Para a coordenadora da Comissão Intersetorial de Ciência, Tecnologia e Assistência Farmacêutica (Cictaf) do Conselho Nacional de Saúde (CNS), Débora Melecchi, o protocolo desrespeita a ciência porque inexistem estudos que indiquem eficácia do uso de cloroquina para sintomas leves, inclusive neste momento. O que há até agora são artigos e estudos que concluíram que a utilização não está tendo efeito positivo e há efeitos colaterais, como problemas cardíacos, acrescenta Débora.
Na opinião de Débora, caso os estudos verifiquem um efeito positivo, o remédio pode ser usado, mas antes disso é temerário. “Os riscos à vida das pessoas estão grandes. Além disso, o protocolo traz termos de consentimento deixando na mão do familiar a decisão sobre vida e morte do paciente. Sabe-se lá quantos brasileiros poderão vir a morrer pelo uso do medicamento”, diz.
CFM
Consultado pela Agência Brasil, o Conselho Federal de Medicina (CFM) respondeu que não se pronunciaria sobre o documento e que sua posição está descrita no Parecer nº 4, de 23 de abril. Segundo o parecer, os médicos têm liberdade para receitar os medicamentos em situações de sintomas leves, em acordo com pacientes, alertando para o fato de que não existem trabalhos que comprovem o benefício da droga para o tratamento da covid-19.
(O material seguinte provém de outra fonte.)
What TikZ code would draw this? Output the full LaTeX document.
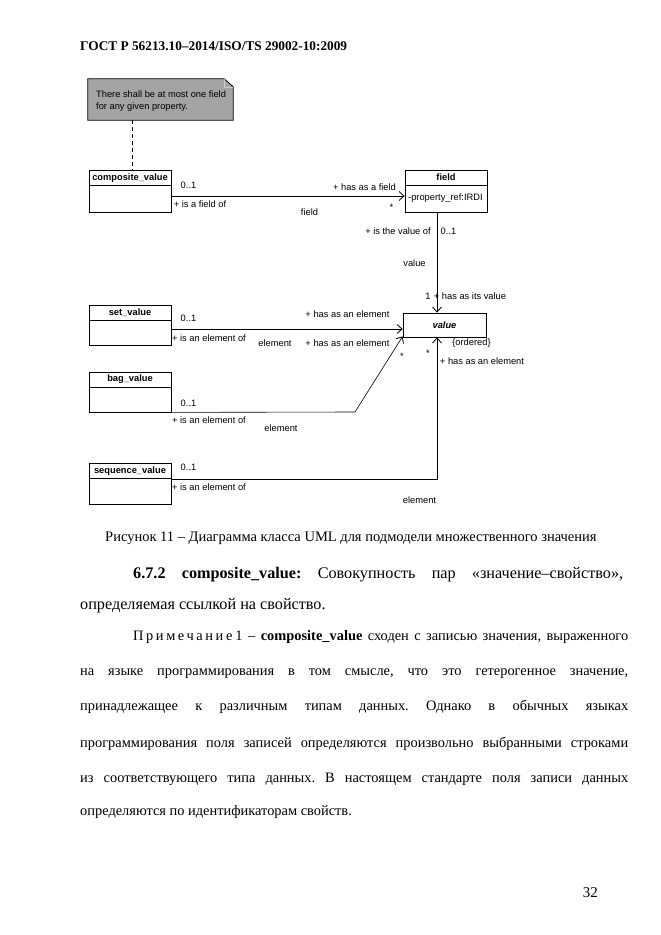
\documentclass[tikz,border=0pt]{standalone}
\usepackage{fontspec}
\setmainfont{Liberation Serif}
\newfontfamily\umlfont{Liberation Sans}
\usetikzlibrary{arrows.meta,calc}
\definecolor{notegray}{RGB}{164,164,164}
\frenchspacing
\begin{document}
\begin{tikzpicture}[x=1pt,y=-1pt,
  umlbox/.style={draw, line width=0.8pt, minimum width=82pt, inner sep=0pt, fill=white},
  lbl/.style={font=\umlfont\fontsize{9.3}{11}\selectfont, inner sep=0pt},
  ttl/.style={font=\umlfont\bfseries\fontsize{9.3}{11}\selectfont, inner sep=0pt},
  assoc/.style={draw, line width=0.8pt, -{Straight Barb[length=5pt,width=9pt,line width=0.8pt]}},
  body/.style={font=\fontsize{16.2}{19}\selectfont, inner sep=0pt, anchor=base west},
  notetext/.style={font=\fontsize{14.4}{17}\selectfont, inner sep=0pt, anchor=base west},
  captext/.style={font=\fontsize{14.5}{17}\selectfont, inner sep=0pt, anchor=base west},
]
\useasboundingbox (0,0) rectangle (661,935);
\fill[white] (0,0) rectangle (661,935);

% header
\node[anchor=base west, inner sep=0pt, font=\bfseries\fontsize{13.3}{16}\selectfont] (hdr) at (80,50) {ГОСТ Р 56213.10–2014/ISO/TS 29002-10:2009};

% note
\node[minimum width=145pt, minimum height=41pt, inner sep=0pt] (note) at (160.5,99.5) {};
\filldraw[fill=notegray, draw=black, line width=0.8pt] (note.north west) -- ([xshift=-9pt]note.north east) -- ([yshift=-8pt]note.north east) -- (note.south east) -- (note.south west) -- cycle;
\draw[line width=0.4pt, gray!40] ([xshift=-9pt]note.north east) -- ([xshift=-9pt,yshift=-8pt]note.north east) -- ([yshift=-8pt]note.north east);
\node[lbl, anchor=west, align=left, font=\umlfont\fontsize{9.3}{12}\selectfont] (notetxt) at (96,101) {There shall be at most one field\\for any given property.};

% classes
\node[umlbox, minimum height=42pt] (cv) at (130,191) {};
\draw[line width=0.8pt] ($(cv.north west)+(0,16)$) -- ($(cv.north east)+(0,16)$);
\node[ttl] (cvt) at ($(cv.north)+(0,8)$) {composite\_value};

\node[umlbox, minimum height=42pt] (field) at (446,191) {};
\draw[line width=0.8pt] ($(field.north west)+(0,16)$) -- ($(field.north east)+(0,16)$);
\node[ttl] (fieldt) at ($(field.north)+(0,8)$) {field};
\node[lbl, anchor=west] (fielda) at (408,198) {-property\_ref:IRDI};

\node[umlbox, minimum width=83pt, minimum height=24pt] (val) at (444.5,325) {};
\node[ttl, font=\umlfont\bfseries\itshape\fontsize{9.3}{11}\selectfont] (valt) at (val.center) {value};

\node[umlbox, minimum height=40pt] (sv) at (130,325) {};
\draw[line width=0.8pt] ($(sv.north west)+(0,16)$) -- ($(sv.north east)+(0,16)$);
\node[ttl] (svt) at ($(sv.north)+(0,8)$) {set\_value};

\node[umlbox, minimum height=40pt] (bv) at (130,392) {};
\draw[line width=0.8pt] ($(bv.north west)+(0,16)$) -- ($(bv.north east)+(0,16)$);
\node[ttl] (bvt) at ($(bv.north)+(0,8)$) {bag\_value};

\node[umlbox, minimum height=41pt] (sq) at (130,483.5) {};
\draw[line width=0.8pt] ($(sq.north west)+(0,16)$) -- ($(sq.north east)+(0,16)$);
\node[ttl] (sqt) at ($(sq.north)+(0,8)$) {sequence\_value};

% connectors
\coordinate (dx) at (132,0);
\draw[line width=0.8pt, dash pattern=on 4pt off 3pt] (note.south -| dx) -- (cv.north -| dx);
\draw[assoc] ([yshift=-5pt]cv.east) -- ([yshift=-5pt]field.west);
\coordinate (vx) at (437,0);
\draw[assoc] (field.south -| vx) -- (val.north -| vx);
\draw[assoc] ([yshift=-4pt]sv.east) -- ([yshift=-4pt]val.west);
\coordinate (bb) at (355,412);
\draw[assoc, line width=0.6pt] (bv.south east) -- (bb) -- ([yshift=1pt]val.south west);
\draw[assoc] ([yshift=4.5pt]sq.east) -| (val.south -| vx);

% labels
\node[lbl] (a1) at (188.5,185) {0..1};
\node[lbl] (a2) at (364.5,187) {+ has as a field};
\node[lbl] (a3) at (200,204) {+ is a field of};
\node[lbl] (a4) at (309.5,212) {field};
\node[lbl] (a5) at (391.5,207) {*};
\node[lbl] (b1) at (398,231) {+ is the value of};
\node[lbl] (b2) at (448.5,231) {0..1};
\node[lbl] (b3) at (414.5,263) {value};
\node[lbl] (b4) at (428,296) {1};
\node[lbl] (b5) at (470,296) {+ has as its value};
\node[lbl] (b6) at (471.5,343) {\{ordered\}};
\node[lbl] (c1) at (188.5,318) {0..1};
\node[lbl] (c2) at (347.5,314) {+ has as an element};
\node[lbl] (c3) at (209,338) {+ is an element of};
\node[lbl] (c4) at (275,343) {element};
\node[lbl] (d1) at (347.5,343) {+ has as an element};
\node[lbl] (d2) at (402,356) {*};
\node[lbl] (d3) at (188.5,403) {0..1};
\node[lbl] (d4) at (209,420) {+ is an element of};
\node[lbl] (d5) at (281,428) {element};
\node[lbl] (e1) at (428,353) {*};
\node[lbl] (e2) at (482,361) {+ has as an element};
\node[lbl] (e3) at (188.5,467) {0..1};
\node[lbl] (e4) at (209,487) {+ is an element of};
\node[lbl] (e5) at (419.5,500) {element};

% text
\node[captext] (cap) at (105,541) {Рисунок 11 – Диаграмма класса UML для подмодели множественного значения};
\node[body] (t1) at (133,578) {\makebox[490pt][s]{\textbf{6.7.2} \textbf{composite\_value:} Совокупность пар «значение–свойство»,}};
\node[body] (t2) at (80,609) {определяемая ссылкой на свойство.};
\node[notetext] (n1) at (133,640) {\makebox[495pt][s]{{\addfontfeature{LetterSpace=18}Примечание}\kern3pt 1 – \textbf{composite\_value} сходен с записью значения, выраженного}};
\node[notetext] (n2) at (80,675) {\makebox[548pt][s]{на языке программирования в том смысле, что это гетерогенное значение,}};
\node[notetext] (n3) at (80,710) {\makebox[548pt][s]{принадлежащее к различным типам данных. Однако в обычных языках}};
\node[notetext] (n4) at (80,747) {\makebox[548pt][s]{программирования поля записей определяются произвольно выбранными строками}};
\node[notetext] (n5) at (80,782) {\makebox[548pt][s]{из соответствующего типа данных. В настоящем стандарте поля записи данных}};
\node[notetext] (n6) at (80,815) {определяются по идентификаторам свойств.};
\node[body, anchor=base east, font=\fontsize{15}{18}\selectfont] (pg) at (598,897) {32};
\end{tikzpicture}
\end{document}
Porém, o parecer traz ponderações. “A administração de um medicamento que não tem efeito comprovado como alternativa para o tratamento de pacientes com maior gravidade assume, muitas vezes de forma equivocada, que o benefício será maior que o prejuízo. Entretanto, frequentemente, não é possível saber se um medicamento não testado para determinada doença terá maior benefício ou maior prejuízo se não houver um grupo controle”, diz o texto.
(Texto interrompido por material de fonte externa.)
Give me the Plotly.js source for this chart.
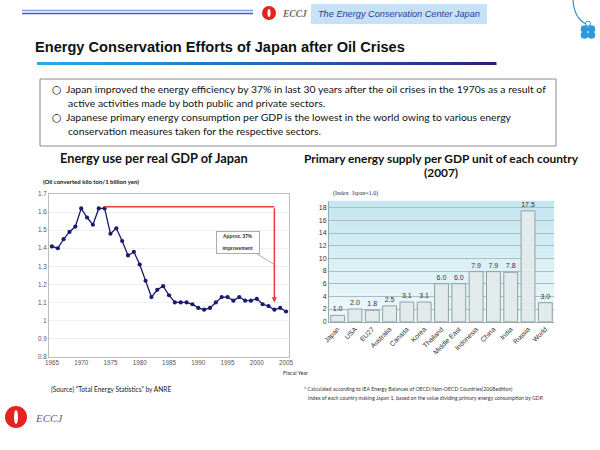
<!DOCTYPE html>
<html><head><meta charset="utf-8">
<script src="https://cdn.plot.ly/plotly-3.0.1.min.js"></script>
<style>html,body{margin:0;padding:0;background:#fff}#chart{width:600px;height:450px}</style>
</head><body><div id="chart"></div>
<script>
// ---- Data: Energy use per real GDP of Japan ----
const years = [1965,1966,1967,1968,1969,1970,1971,1972,1973,1974,1975,1976,1977,1978,1979,1980,1981,1982,1983,1984,1985,1986,1987,1988,1989,1990,1991,1992,1993,1994,1995,1996,1997,1998,1999,2000,2001,2002,2003,2004,2005];
const energyPerGDP = [1.41,1.40,1.45,1.49,1.52,1.62,1.57,1.53,1.62,1.62,1.48,1.51,1.44,1.36,1.38,1.31,1.22,1.13,1.17,1.19,1.14,1.10,1.10,1.10,1.09,1.07,1.06,1.07,1.10,1.13,1.13,1.11,1.13,1.11,1.11,1.12,1.09,1.08,1.06,1.07,1.05];
const leftYTicks = [0.8,0.9,1.0,1.1,1.2,1.3,1.4,1.5,1.6,1.7];
const leftXTicks = [1965,1970,1975,1980,1985,1990,1995,2000,2005];
const improvementFrom = 1974, improvementTo = 2003;

// ---- Data: Primary energy supply per GDP unit (2007) ----
const countries = ["Japan","USA","EU27","Australia","Canada","Korea","Thailand","Middle East","Indonesia","China","India","Russia","World"];
const supplyIndex = [1.0,2.0,1.8,2.5,3.1,3.1,6.0,6.0,7.9,7.9,7.8,17.5,3.0];

// ---- helpers (page pixel -> paper) ----
const W=600,H=450;
const px = x => x/W, py = y => 1 - y/H;

const shapes = [];
const annotations = [];

// header double line
shapes.push({type:'line',xref:'paper',yref:'paper',x0:px(22),x1:px(253),y0:py(10.5),y1:py(10.5),line:{color:'#7f9ee0',width:1.6}});
shapes.push({type:'line',xref:'paper',yref:'paper',x0:px(22),x1:px(253),y0:py(13.5),y1:py(13.5),line:{color:'#3d5fc4',width:1.6}});
// top logo
shapes.push({type:'circle',xref:'paper',yref:'paper',x0:px(262),x1:px(276),y0:py(20),y1:py(6),fillcolor:'#e42320',line:{width:0}});
shapes.push({type:'circle',xref:'paper',yref:'paper',x0:px(267.5),x1:px(270.5),y0:py(17),y1:py(9),fillcolor:'#ffffff',line:{width:0}});
// blue header box
shapes.push({type:'rect',xref:'paper',yref:'paper',x0:px(311),x1:px(487),y0:py(24),y1:py(4),fillcolor:'#c7e1f7',line:{width:0}});
// clover logo
shapes.push({type:'path',xref:'paper',yref:'paper',path:`M ${px(573)} ${py(0)} Q ${px(574)} ${py(18)} ${px(586)} ${py(24)}`,line:{color:'#2f8fd0',width:1.2}});
[[584.5,29],[591.5,29],[584.5,35],[591.5,35]].forEach(c=>{
  shapes.push({type:'circle',xref:'paper',yref:'paper',x0:px(c[0]-3.8),x1:px(c[0]+3.8),y0:py(c[1]+3.8),y1:py(c[1]-3.8),fillcolor:'#2f9ad8',line:{width:0}});
});
shapes.push({type:'circle',xref:'paper',yref:'paper',x0:px(585.5),x1:px(590.5),y0:py(26),y1:py(21),fillcolor:'rgba(0,0,0,0)',line:{color:'#2f9ad8',width:1}});
// gradient underline
const N=40, ux0=37, ux1=496;
const c0=[40,170,232], c1=[38,36,120];
for(let i=0;i<N;i++){
  const t=i/(N-1);
  const col=`rgb(${Math.round(c0[0]+(c1[0]-c0[0])*t)},${Math.round(c0[1]+(c1[1]-c0[1])*t)},${Math.round(c0[2]+(c1[2]-c0[2])*t)})`;
  shapes.push({type:'rect',xref:'paper',yref:'paper',x0:px(ux0+(ux1-ux0)*i/N),x1:px(ux0+(ux1-ux0)*(i+1)/N+0.5),y0:py(65),y1:py(62),fillcolor:col,line:{width:0}});
}
// text box
shapes.push({type:'rect',xref:'paper',yref:'paper',x0:px(40),x1:px(556),y0:py(146),y1:py(79),fillcolor:'rgba(0,0,0,0)',line:{color:'#8a8a8a',width:1}});
// bottom logo
shapes.push({type:'circle',xref:'paper',yref:'paper',x0:px(5),x1:px(27),y0:py(428),y1:py(406),fillcolor:'#e42320',line:{width:0}});
shapes.push({type:'circle',xref:'paper',yref:'paper',x0:px(14),x1:px(18),y0:py(424),y1:py(410),fillcolor:'#ffffff',line:{width:0}});

// right chart background gradient
const bgTop=[196,230,240], bgBot=[236,248,251], NB=30;
for(let i=0;i<NB;i++){
  const t=i/(NB-1);
  const col=`rgb(${Math.round(bgTop[0]+(bgBot[0]-bgTop[0])*t)},${Math.round(bgTop[1]+(bgBot[1]-bgTop[1])*t)},${Math.round(bgTop[2]+(bgBot[2]-bgTop[2])*t)})`;
  shapes.push({type:'rect',xref:'x2 domain',yref:'y2 domain',layer:'below',x0:0,x1:1,y0:1-i/NB,y1:1-(i+1)/NB-0.002,fillcolor:col,line:{width:0}});
}

// improvement red bracket (derived from data)
const peakVal = Math.max(...energyPerGDP) + 0.01;
const endVal = energyPerGDP[years.indexOf(improvementTo)] + 0.04;
shapes.push({type:'line',xref:'x',yref:'y',x0:improvementFrom,x1:improvementTo,y0:peakVal,y1:peakVal,line:{color:'#ee3a3a',width:1.5}});
annotations.push({xref:'x',yref:'y',x:improvementTo,y:endVal,axref:'x',ayref:'y',ax:improvementTo,ay:peakVal,showarrow:true,arrowhead:2,arrowsize:0.7,arrowwidth:1.5,arrowcolor:'#ee3a3a',text:''});
annotations.push({xref:'x',yref:'y',x:improvementTo,y:1.31,ax:-36,ay:-22,showarrow:true,arrowhead:0,arrowwidth:0.8,arrowcolor:'#999',
  text:'<b>Approx. 37%</b><br> <br><b>improvement</b>',font:{family:'Liberation Sans',size:4.8,color:'#333'},bgcolor:'#fff',bordercolor:'#999',borderwidth:0.8,borderpad:2,width:38,align:'center'});

function txt(x,y,text,opt){
  annotations.push(Object.assign({xref:'paper',yref:'paper',x:px(x),y:py(y),text:text,showarrow:false,xanchor:'left',yanchor:'middle',
    font:{family:'Lato',size:10,color:'#000'}},opt||{}));
}
const bodyFont = {family:'Lato',size:10.4,color:'#111'};
const bulletFont = {family:'DejaVu Sans',size:11,color:'#111'};
// header texts
txt(280,14,'<b><i>ECCJ</i></b>',{font:{family:'Liberation Serif',size:9.5,color:'#6a6a6a'}});
txt(399,14,'<i>The Energy Conservation Center Japan</i>',{xanchor:'center',font:{family:'Liberation Sans',size:9.2,color:'#1f3d9c'}});
txt(33,47,'<b>Energy Conservation Efforts of Japan after Oil Crises</b>',{font:{family:'Liberation Sans',size:14.6,color:'#111'}});
// box texts
txt(50,89,'○',{font:bulletFont});
txt(64,89,'Japan improved the energy efficiency by 37% in last 30 years after the oil crises in the 1970s as a result of',{font:bodyFont});
txt(66,103,'active activities made by both public and private sectors.',{font:bodyFont});
txt(50,117,'○',{font:bulletFont});
txt(64,117,'Japanese primary energy consumption per GDP is the lowest in the world owing to various energy',{font:bodyFont});
txt(66,131,'conservation measures taken for the respective sectors.',{font:bodyFont});
// chart titles
txt(154,158,'<b>Energy use per real GDP of Japan</b>',{xanchor:'center',font:{family:'Lato',size:12.8,color:'#111'}});
txt(441,158,'<b>Primary energy supply per GDP unit of each country</b>',{xanchor:'center',font:{family:'Lato',size:11.9,color:'#111'}});
txt(441,172,'<b>(2007)</b>',{xanchor:'center',font:{family:'Lato',size:11.9,color:'#111'}});
txt(41,182,'<b>(Oil converted kilo ton/1 billion yen)</b>',{font:{family:'Lato',size:6,color:'#111'}});
txt(331,193,'(Index&nbsp;&nbsp;Japan=1.0)',{font:{family:'Liberation Serif',size:6,color:'#333'}});
txt(281,373,'Fiscal Year',{font:{family:'Lato',size:5.5,color:'#333'}});
txt(49,389,'(Source) “Total Energy Statistics” by ANRE',{font:{family:'Lato',size:6.6,color:'#222'}});
txt(302,389,'* Calculated according to IEA Energy Balances of OECD/Non-OECD Countries(2008edition)',{font:{family:'Lato',size:5.2,color:'#333'}});
txt(306,398,'Index of each country making Japan 1, based on the value dividing primary energy consumption by GDP.',{font:{family:'Lato',size:5.2,color:'#333'}});
txt(33,418,'<i>ECCJ</i>',{font:{family:'Liberation Serif',size:11,color:'#666'}});

const traces = [
  {type:'scatter',mode:'lines+markers',x:years,y:energyPerGDP,xaxis:'x',yaxis:'y',
   line:{color:'#1b1b6e',width:1.3},marker:{color:'#1b1b6e',size:4.2},hoverinfo:'x+y'},
  {type:'bar',x:countries,y:supplyIndex,xaxis:'x2',yaxis:'y2',
   marker:{color:'#e2eaeb',line:{color:'#91a1a3',width:1}},
   text:supplyIndex.map(v=>v.toFixed(1)),textposition:'outside',cliponaxis:false,
   textfont:{family:'Liberation Sans',size:7,color:'#333'}}
];

const layout = {
  width:600,height:450,margin:{l:0,r:0,t:0,b:0},paper_bgcolor:'#fff',plot_bgcolor:'rgba(0,0,0,0)',
  showlegend:false,bargap:0.2,
  xaxis:{domain:[px(49),px(289)],range:[1964.5,2005.5],tickvals:leftXTicks,ticks:'',showgrid:false,
    showline:true,linecolor:'#bdbdbd',linewidth:1,mirror:true,zeroline:false,
    tickfont:{family:'Liberation Sans',size:6.3,color:'#555'}},
  yaxis:{domain:[py(356.7),py(194)],range:[0.8,1.7],tickvals:leftYTicks,ticks:'',showgrid:true,gridcolor:'#efefef',gridwidth:1,
    showline:true,linecolor:'#bdbdbd',linewidth:1,mirror:true,zeroline:false,
    tickfont:{family:'Liberation Sans',size:6.3,color:'#555'}},
  xaxis2:{domain:[px(329),px(554)],anchor:'y2',tickangle:-45,ticks:'',showline:true,linecolor:'#9aa',
    tickfont:{family:'Liberation Sans',size:6.8,color:'#333'}},
  yaxis2:{domain:[py(321.7),py(200.7)],anchor:'x2',range:[0,19.1],dtick:2,ticks:'',showgrid:true,gridcolor:'#a9bcc2',gridwidth:1,
    showline:true,linecolor:'#9aa',zeroline:false,
    tickfont:{family:'Liberation Sans',size:7,color:'#333'}},
  shapes:shapes,annotations:annotations
};
Plotly.newPlot('chart',traces,layout,{displayModeBar:false,staticPlot:true});
</script></body></html>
Associação Médica Brasileira
Em nota à Agência Brasil, a Associação Médica Brasileira (AMB) avaliou que as diretrizes “permitem que, no âmbito do Sistema Único de Saúde, os pacientes ali assistidos disponham da mesma oferta de medicamentos, em todas as fases do tratamento, que os pacientes atendidos pelo setor privado já dispõem”. A entidade defende que as normas “preservam a responsabilidade e a autonomia do médico na avaliação da pertinência de utilização off-label de medicação prescrita há décadas em casos de malária e doenças autoimunes e cujos efeitos colaterais são limitados e amplamente conhecidos nos tratamentos citados, reiterando a necessidade de consentimento livre, esclarecido e informado por parte do paciente” e “alertam sobre a falta de medicamentos comprovadamente eficazes e reiteram a excepcionalidade do uso da cloroquina e da hidroxicloroquina no cenário da pandemia, assim como a inexistência de pesquisas aprofundadas e conclusivas sobre os benefícios ou segurança do medicamento nas diversas fases da doença Covid-19”.
Estados
Já o Conselho dos Secretários Estaduais de Saúde (Conass) disse em nota que o documento não teve “participação técnica e pactuação tripartite” e que “ao contrário do que foi divulgado em entrevista coletiva no dia de hoje, deixa claro que tais orientações são de única responsabilidade do Ministério da Saúde”. O Conselho reafirmou sua posição de se pautar “pelos respeitos às melhores evidências científicas”.
“O CONASS insiste na importância de se prosseguir com a discussão junto ao gestor federal do SUS sobre temas que se relacionam diretamente à estratégia de enfrentamento à pandemia de modo tripartite. Por que estamos debatendo a Cloroquina e não a logística de distanciamento social? Por que estamos debatendo a Cloroquina ao invés de pensar um plano integrado de ampliação da capacidade de resposta do Ministério da Saúde para ajudar os estados em emergência?”, questionou a entidade.